#### Goal of the exercise:
Leave the pictures out and quote every line from the start of the listing to the line with "return [d, vals[i]];", inclusive.
▶
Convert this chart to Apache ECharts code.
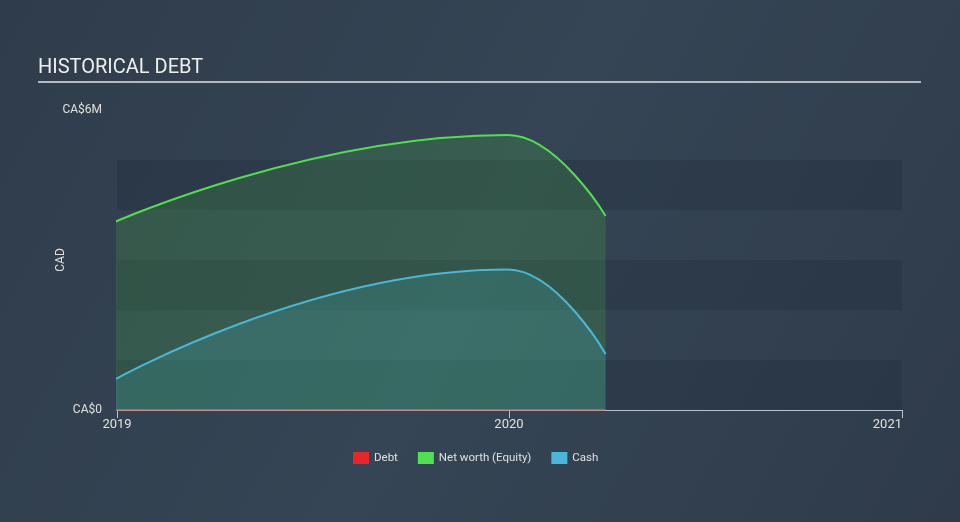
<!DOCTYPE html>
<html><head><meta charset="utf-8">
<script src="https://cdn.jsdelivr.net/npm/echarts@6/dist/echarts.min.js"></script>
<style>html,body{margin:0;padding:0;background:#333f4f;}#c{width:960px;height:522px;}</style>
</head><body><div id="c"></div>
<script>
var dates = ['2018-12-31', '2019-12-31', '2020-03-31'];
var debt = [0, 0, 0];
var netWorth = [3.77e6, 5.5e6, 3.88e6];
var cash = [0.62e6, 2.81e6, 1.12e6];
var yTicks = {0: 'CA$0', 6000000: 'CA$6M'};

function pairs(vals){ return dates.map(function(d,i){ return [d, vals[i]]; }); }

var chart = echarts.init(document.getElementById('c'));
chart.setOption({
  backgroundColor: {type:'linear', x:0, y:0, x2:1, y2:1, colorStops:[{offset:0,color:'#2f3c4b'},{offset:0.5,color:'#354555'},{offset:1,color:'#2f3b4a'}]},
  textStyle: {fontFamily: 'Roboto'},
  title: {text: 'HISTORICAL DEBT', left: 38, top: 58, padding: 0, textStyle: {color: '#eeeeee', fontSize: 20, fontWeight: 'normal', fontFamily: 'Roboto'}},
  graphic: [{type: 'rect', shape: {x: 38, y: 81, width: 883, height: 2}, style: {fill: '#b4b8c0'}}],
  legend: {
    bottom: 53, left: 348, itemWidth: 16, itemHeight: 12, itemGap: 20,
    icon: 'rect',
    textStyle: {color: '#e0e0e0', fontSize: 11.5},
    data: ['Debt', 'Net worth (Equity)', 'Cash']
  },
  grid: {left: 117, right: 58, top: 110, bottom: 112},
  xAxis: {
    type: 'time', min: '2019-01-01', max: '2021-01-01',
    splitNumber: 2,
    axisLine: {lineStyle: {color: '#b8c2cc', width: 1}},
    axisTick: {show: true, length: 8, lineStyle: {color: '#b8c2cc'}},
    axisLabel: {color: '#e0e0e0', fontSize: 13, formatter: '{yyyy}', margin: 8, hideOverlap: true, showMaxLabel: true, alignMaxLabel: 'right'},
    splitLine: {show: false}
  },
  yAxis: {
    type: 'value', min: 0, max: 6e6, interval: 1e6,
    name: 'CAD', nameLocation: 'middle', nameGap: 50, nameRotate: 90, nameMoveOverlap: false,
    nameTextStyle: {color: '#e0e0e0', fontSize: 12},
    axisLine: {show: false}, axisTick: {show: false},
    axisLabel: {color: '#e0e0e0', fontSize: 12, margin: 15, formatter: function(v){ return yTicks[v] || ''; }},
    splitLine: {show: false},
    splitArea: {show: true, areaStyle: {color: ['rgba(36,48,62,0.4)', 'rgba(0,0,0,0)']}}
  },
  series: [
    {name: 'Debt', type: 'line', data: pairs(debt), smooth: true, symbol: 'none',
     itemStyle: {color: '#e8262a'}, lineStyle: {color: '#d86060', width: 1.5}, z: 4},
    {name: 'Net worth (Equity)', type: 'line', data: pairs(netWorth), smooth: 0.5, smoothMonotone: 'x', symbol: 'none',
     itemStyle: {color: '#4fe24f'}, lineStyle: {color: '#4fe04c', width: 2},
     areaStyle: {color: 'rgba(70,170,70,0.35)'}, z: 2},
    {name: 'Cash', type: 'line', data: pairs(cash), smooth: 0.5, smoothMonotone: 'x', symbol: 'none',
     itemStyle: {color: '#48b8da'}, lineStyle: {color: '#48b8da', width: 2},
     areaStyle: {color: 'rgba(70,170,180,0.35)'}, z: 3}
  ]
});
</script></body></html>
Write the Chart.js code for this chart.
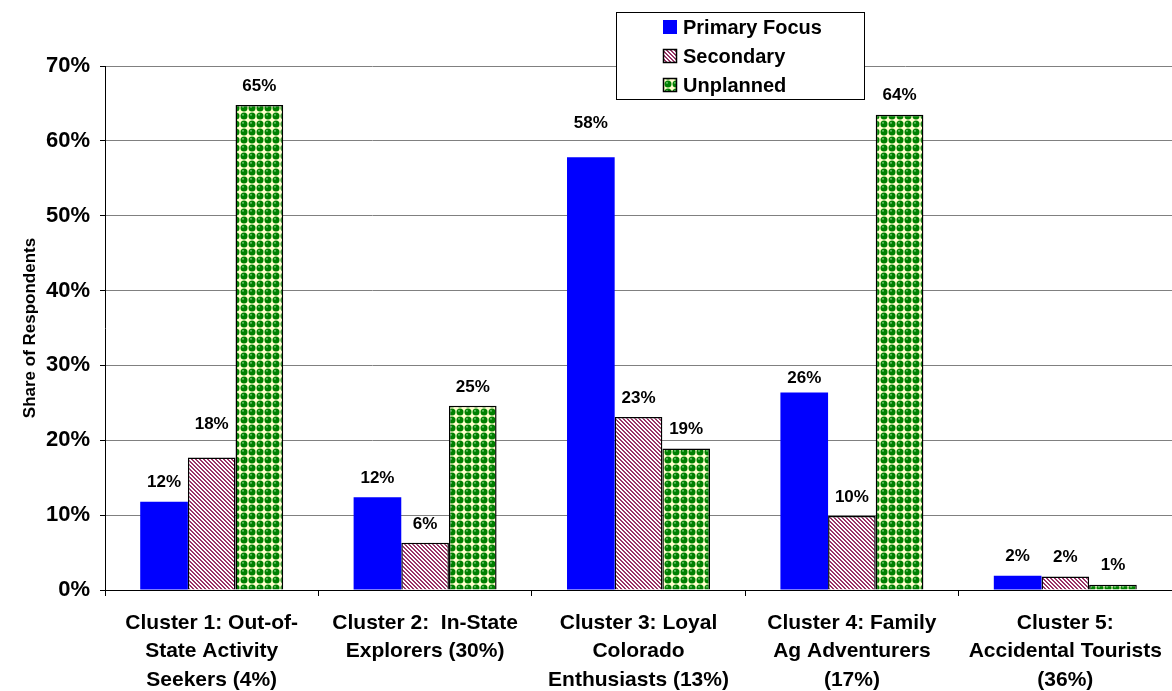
◀
#### Result of the task:
Convert this chart to Apache ECharts code.
<!DOCTYPE html>
<html><head><meta charset="utf-8">
<script src="https://cdn.jsdelivr.net/npm/echarts@6/dist/echarts.min.js"></script>
<style>html,body{margin:0;padding:0;background:#333f4f;}#c{width:960px;height:522px;}</style>
</head><body><div id="c"></div>
<script>
var dates = ['2018-12-31', '2019-12-31', '2020-03-31'];
var debt = [0, 0, 0];
var netWorth = [3.77e6, 5.5e6, 3.88e6];
var cash = [0.62e6, 2.81e6, 1.12e6];
var yTicks = {0: 'CA$0', 6000000: 'CA$6M'};

function pairs(vals){ return dates.map(function(d,i){ return [d, vals[i]]; }); }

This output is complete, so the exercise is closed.